Treating food as medicine in policymaking will save hundreds of thousands of lives and billions of dollars, said Friedman School’s Dariush Mozaffarian
Dariush Mozaffarian, director of the Food is Medicine Institute at the Friedman School of Nutrition Science and Policy at Tufts University, spoke before a United States Senate committee on Tuesday afternoon, May 21, to argue for quick Congressional action on bolstering food is medicine (FIM) initiatives throughout the country.
The food is medicine approach centers on using nutrition, by way of actual food, to prevent, treat, and manage disease, he explained to the Subcommittee on Primary Health and Retirement Security. This can involve medically tailored meals and prescriptions for produce, nutrition education for doctors, and more.
“Food is medicine can improve health and save money. There’s almost nothing in health care that can do both of those things,” said Mozaffarian, who is Jean Mayer Professor of Nutrition at the Friedman School, where he was the dean for eight years. He is also a professor at Tufts University School of Medicine. “It’s time for Congressional action to help bring food is medicine to the American people.”

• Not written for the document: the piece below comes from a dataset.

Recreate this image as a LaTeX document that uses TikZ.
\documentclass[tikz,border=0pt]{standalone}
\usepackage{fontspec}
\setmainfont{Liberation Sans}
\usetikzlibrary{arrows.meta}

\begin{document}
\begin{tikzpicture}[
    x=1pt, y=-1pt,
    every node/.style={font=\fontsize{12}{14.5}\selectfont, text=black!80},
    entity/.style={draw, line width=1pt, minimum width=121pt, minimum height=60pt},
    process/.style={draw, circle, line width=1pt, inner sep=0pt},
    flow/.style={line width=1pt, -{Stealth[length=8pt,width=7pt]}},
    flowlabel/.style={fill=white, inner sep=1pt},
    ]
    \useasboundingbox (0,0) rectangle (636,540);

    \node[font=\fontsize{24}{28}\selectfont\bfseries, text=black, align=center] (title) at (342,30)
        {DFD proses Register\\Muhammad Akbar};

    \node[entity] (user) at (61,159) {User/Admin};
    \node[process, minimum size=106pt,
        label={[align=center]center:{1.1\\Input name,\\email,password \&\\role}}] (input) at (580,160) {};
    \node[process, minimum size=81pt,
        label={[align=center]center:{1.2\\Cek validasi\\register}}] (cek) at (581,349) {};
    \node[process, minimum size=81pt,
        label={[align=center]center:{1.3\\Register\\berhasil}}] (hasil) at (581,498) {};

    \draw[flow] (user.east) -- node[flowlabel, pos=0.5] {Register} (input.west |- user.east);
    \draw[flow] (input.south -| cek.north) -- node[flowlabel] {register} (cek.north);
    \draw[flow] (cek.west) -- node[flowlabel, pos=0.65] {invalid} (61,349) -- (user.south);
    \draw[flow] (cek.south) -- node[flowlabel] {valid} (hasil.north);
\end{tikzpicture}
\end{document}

Measurable Health Benefits
Poor nutrition, Mozaffarian told senators, is the leading cause of death and disability in the United States, with the typical American diet—high in refined starch, sugar, salt, and other additives and low in fruits, vegetables, nuts, beans, whole grains, seafood, and yogurt—causing an estimated 10,000 deaths, 1,500 new cases of cancer, and 16,000 new cases of diabetes each week.
“Over the course of any given year, I see and speak to thousands of Americans who know in their gut that our food is making them sick, and yet feel helpless do anything about it. This inability to eat well is literally lethal,” Mozaffarian said.

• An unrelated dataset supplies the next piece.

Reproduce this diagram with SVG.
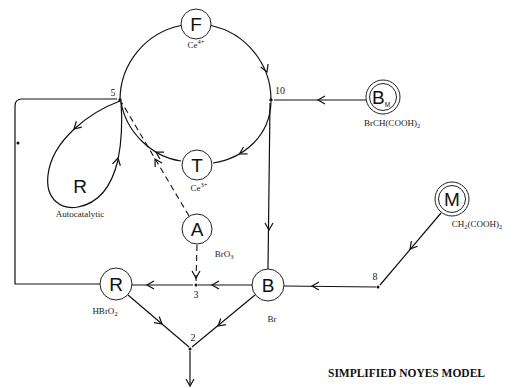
<svg xmlns="http://www.w3.org/2000/svg" xmlns:xlink="http://www.w3.org/1999/xlink" width="513" height="388" viewBox="0 0 513 388">
<style>
.ln{fill:none;stroke:#111;stroke-width:1.2}
.dash{fill:none;stroke:#111;stroke-width:1.1;stroke-dasharray:6 4}
.nd{fill:#fff;stroke:#222;stroke-width:1}
.lt{font-family:"Liberation Sans",Arial,sans-serif;font-size:19px;fill:#111;text-anchor:middle}
.lb{font-family:"Liberation Serif","Times New Roman",serif;font-size:9px;fill:#222;text-anchor:middle}
.num{font-family:"Liberation Serif","Times New Roman",serif;font-size:10px;fill:#222;text-anchor:middle}
.title{font-family:"Liberation Serif","Times New Roman",serif;font-size:12px;font-weight:bold;fill:#111}
.sub{font-size:6.5px}
</style>
<defs>
<path id="ah" d="M-7,-4 L0,0 L-7,4" fill="none" stroke="#111" stroke-width="1.2"/>
</defs>
<rect width="513" height="388" fill="#fff"/>
<g id="connectors">
<path class="ln" d="M120,100 A76,76 0 0 1 181.1,25.5"/>
<path class="ln" d="M210.9,25.5 A76,76 0 0 1 271,100"/>
<use xlink:href="#ah" transform="translate(267,72) rotate(68)"/>
<path class="ln" d="M366,100 L274,100"/>
<use xlink:href="#ah" transform="translate(318,100) rotate(180)"/>
<path class="ln" d="M271,102 C270,135 245,158 213,163"/>
<use xlink:href="#ah" transform="translate(239.5,154) rotate(150)"/>
<path class="ln" d="M181,161 C152,157 126,132 121,102"/>
<use xlink:href="#ah" transform="translate(156,152) rotate(211)"/>
<path class="dash" d="M189,216 L122,103"/>
<use xlink:href="#ah" transform="translate(155,159) rotate(239)"/>
<path class="ln" d="M120,101 C90,112 52,140 48,175 C45,200 62,210 78,207 C100,203 112,185 118,160 C122,140 122,115 121,101"/>
<use xlink:href="#ah" transform="translate(74,129) rotate(137)"/>
<use xlink:href="#ah" transform="translate(118,158) rotate(-77)"/>
<path class="ln" d="M117,99 L22,99 Q15,99 15,106 L15,284 L100,284"/>
<path class="ln" d="M270,103 L268,269"/>
<use xlink:href="#ah" transform="translate(269,230) rotate(90)"/>
<path class="ln" d="M252,285 L198,285"/>
<use xlink:href="#ah" transform="translate(212,285) rotate(180)"/>
<path class="ln" d="M193,285 L132,285"/>
<use xlink:href="#ah" transform="translate(147,285) rotate(180)"/>
<path class="dash" d="M197,245 L196,281"/>
<use xlink:href="#ah" transform="translate(196,278) rotate(90)"/>
<path class="ln" d="M128,295 L189,347"/>
<use xlink:href="#ah" transform="translate(162,324) rotate(40)"/>
<path class="ln" d="M255,295 L192,347"/>
<use xlink:href="#ah" transform="translate(218,326) rotate(140)"/>
<path class="ln" d="M190,351 L190,386"/>
<use xlink:href="#ah" transform="translate(190,386) rotate(90)"/>
<path class="ln" d="M376,287 L284,286"/>
<use xlink:href="#ah" transform="translate(312,286) rotate(180)"/>
<path class="ln" d="M441,213 L380,285"/>
<use xlink:href="#ah" transform="translate(410,249) rotate(130)"/>
</g>
<g id="p5"><circle cx="120" cy="100" r="1.7" fill="#111"/><text class="num" x="113" y="96">5</text></g>
<g id="p10"><circle cx="271" cy="100" r="1.7" fill="#111"/><text class="num" x="280" y="94" font-size="8">10</text></g>
<g id="p3"><circle cx="196" cy="285" r="1.5" fill="#111"/><text class="num" x="196" y="298">3</text></g>
<g id="p2"><circle cx="190" cy="349" r="1.5" fill="#111"/><text class="num" x="193" y="341">2</text></g>
<g id="p8"><circle cx="378" cy="287" r="1.5" fill="#111"/><text class="num" x="375" y="280">8</text></g>
<g id="dotL"><circle cx="18" cy="143" r="1.5" fill="#111"/></g>
<g id="nF"><circle class="nd" cx="196" cy="24" r="15"/><text class="lt" x="196" y="31">F</text><text class="lb" x="196" y="48">Ce<tspan class="sub" dy="-4">4+</tspan></text></g>
<g id="nT"><circle class="nd" cx="197" cy="165" r="15"/><text class="lt" x="197" y="172">T</text><text class="lb" x="199" y="191">Ce<tspan class="sub" dy="-4">3+</tspan></text></g>
<g id="nA"><circle class="nd" cx="197" cy="229" r="15"/><text class="lt" x="197" y="236">A</text><text class="lb" x="224" y="257">BrO<tspan class="sub" dy="2">3</tspan></text></g>
<g id="nRauto"><text class="lt" x="80" y="193" font-size="20">R</text><text class="lb" x="80" y="217">Autocatalytic</text></g>
<g id="nR"><circle class="nd" cx="116" cy="284" r="16"/><text class="lt" x="116" y="291">R</text><text class="lb" x="105" y="314">HBrO<tspan class="sub" dy="2">2</tspan></text></g>
<g id="nB"><circle class="nd" cx="268" cy="285" r="16"/><text class="lt" x="268" y="292">B</text><text class="lb" x="272" y="322">Br</text></g>
<g id="nBM"><circle class="nd" cx="383" cy="97" r="17"/><circle class="nd" cx="383" cy="97" r="13.5"/><text class="lt" x="381" y="104">B<tspan class="sub" font-size="9" dy="3">M</tspan></text><text class="lb" x="392" y="126">BrCH(COOH)<tspan class="sub" dy="2">2</tspan></text></g>
<g id="nM"><circle class="nd" cx="452" cy="199" r="17"/><circle class="nd" cx="452" cy="199" r="13.5"/><text class="lt" x="452" y="206">M</text><text class="lb" x="477" y="227">CH<tspan class="sub" dy="2">2</tspan><tspan dy="-2">(COOH)</tspan><tspan class="sub" dy="2">2</tspan></text></g>
<text class="title" x="328" y="377" textLength="157" lengthAdjust="spacingAndGlyphs">SIMPLIFIED NOYES MODEL</text>
</svg>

Food is medicine treatments have proven to improve blood pressure, mental health, and disease self-management, and reduce body mass index and the potential for complications from diabetes, he said.
Cost-saving Power
Such treatments also can save money compared to other common medical interventions, Mozaffarian pointed out, especially when targeted to high-risk patients with complex medical conditions.
In an analysis he contributed to with Friedman School colleagues, a state’s medically tailored meals program resulted in net annual savings of $9,000 for each patient treated, even after accounting for the costs of the program.
Based on his own research, he also estimated that about 6 million Americans qualify for medically tailored meals, and that providing them would save nearly $14 billion annually.
The Importance of Access
While FIM programs are accelerating across the country, Mozaffarian said, most Americans can’t access them, partly because of the way Medicare and commercial health insurance plans work. Other obstacles include a lack of FIM vendors and suppliers and medical education among healthcare providers.
Mozaffarian called upon Congress to update policies to allow greater access to FIM programs across the country and a greater overall benefit from the FIM approach.
“The nation is at a tipping point to accelerate FIM,” he said. “More research and implementation projects are critical to assess which FIM programs work best for which patients.”
Specifically, Mozaffarian said, Congress should create policies that support FIM programs at community health centers, which serve the most vulnerable Americans. Congress should also advance FIM in Medicare, he said, and encourage the Center for Medicare and Medicaid Intervention to incorporate and test FIM approaches in their pilot programs.
A Matter of National Health and Security
The effects of such updated policies will be far-reaching, Mozaffarian said.
On top of making hundreds of millions of individuals sick, poor nutrition contributes to large-scale problems across the country, he pointed out. It causes an estimated $1.1 trillion in economic losses every year from preventable healthcare spending and lost productivity. It affects budgets at every level, from households to businesses to state and federal governments.
Poor nutrition is also “an urgent matter of national security,” he said: Nearly 8 in 10 young Americans do not qualify for military service, largely because they are overweight or obese.
And it disproportionately affects low-income and historically marginalized communities, driving societal discord, he said.
“If you want to do the things that you believe are important for the American people,” he told senators, “you will never have the funds you need until we reduce healthcare spending. And healthcare spending will never go down until we fix food.”